Each holder of voting rights, as well as shareholders who are part of a group pursuant to Article 2359 of the Italian Civil Code, or shareholders who enter into a shareholders' agreement relating to the Company's shares, cannot present – even via interposed persons or trustee companies – more than one list, and cannot vote for several lists.

Each candidate may be presented in only one list, failing which he/she will be disqualified.

The lists of candidates must be submitted by the 25th (twenty-fifth) day prior to the date of the Shareholders' Meeting, i.e. by 13 April 2024.

Lists must be filed in one of the following ways: (i) by sending them to the certified e-mail address [email protected] or (ii) at the registered office.

The lists will be made available to the public by the Company at the company's registered office, on the Company's website and in compliance with the other procedures established by Consob regulation, at least twenty-one days prior to the date of the ordinary Shareholders' Meeting.

Pursuant to art.144-sexies, paragraph 5, of the Regulation adopted with CONSOB resolution no. 11971 of 14 May 1999, as subsequently amended and supplemented, if, by no later than the 25th (twenty-fifth) day prior to the date of the Shareholders' Meeting called upon to resolve on the appointment of the Statutory Auditors, only a single list has been submitted, or only lists that are connected to one another pursuant to current regulations, additional lists may be submitted up to the 3rd (third) day following said deadline (therefore, by no later than 16 April 2024). In this case, the minimum shareholding required to submit a list is reduced to 1.25% (one point twenty-five per cent) of ordinary shares.

When filed, each list must be accompanied by:

  • a) information about the identity of the holders of voting rights who submitted the lists, stating the total percentage shareholding owned;
  • b) a declaration by those holding voting rights other than those who can express the absolute or relative majority at the Shareholders' Meeting, or individually or jointly hold a controlling interest or relative majority, certifying that they have no connection with the latter;
  • c) detailed information about the personal and professional characteristics of the candidates, and a declaration by the candidates that they meet the requirements laid down by law, and accept the nomination.

Each list that has a number of candidates equal to or greater than 3 (three) must have a number of candidates belonging to the less represented gender in order to ensure that the new Board of Statutory Auditors is composed of at least 2/5 two-fifths of members of the less represented gender, rounded up to the higher unit in the event of a fraction, with the exception of lists consisting of three candidates, which are rounded down to the lower unit.

The certification issued by authorised financial intermediaries attesting to ownership of the number of shares needed to submit the lists may also be produced after filing, by the deadline established for the Company to publish the lists (17 April 2024).

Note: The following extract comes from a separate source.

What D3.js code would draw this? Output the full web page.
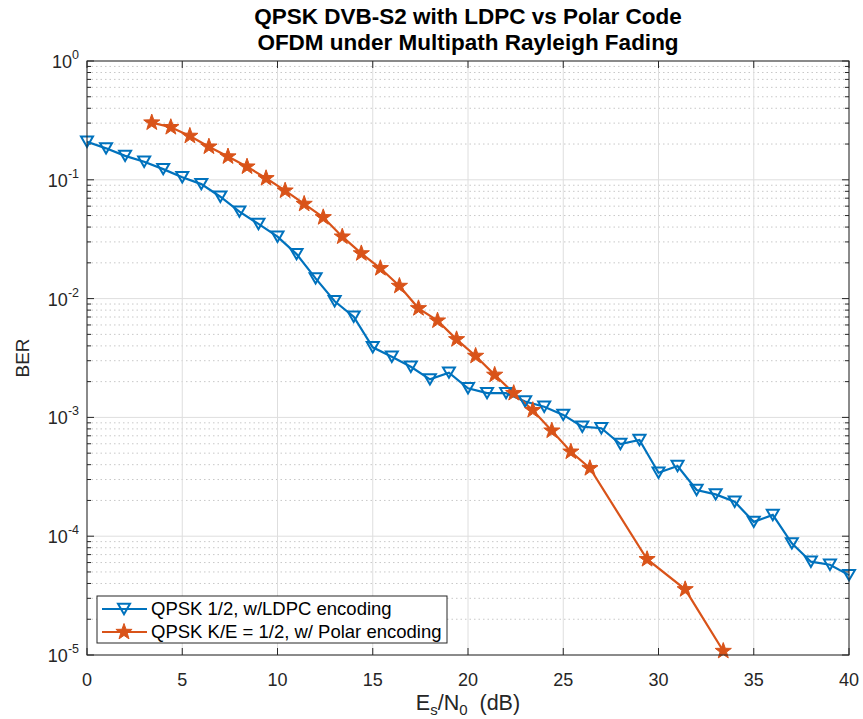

The submitted lists will be numbered in ascending order, depending on the date of filing with the Company.

DOCUMENTATION

The documentation relating to the Shareholders' Meeting, including the explanatory report of the Board of Directors and draft resolutions on the agenda items, will be made available to the public by the deadline and in the manner established by the laws in force. Shareholders and holders of voting rights may obtain copies. This documentation will be available at the registered office of the Company www.sabafgroup.com and in the Investor Relations section of the company website www.sabaf.it, as well as on the authorised storage site emarketstorage.com.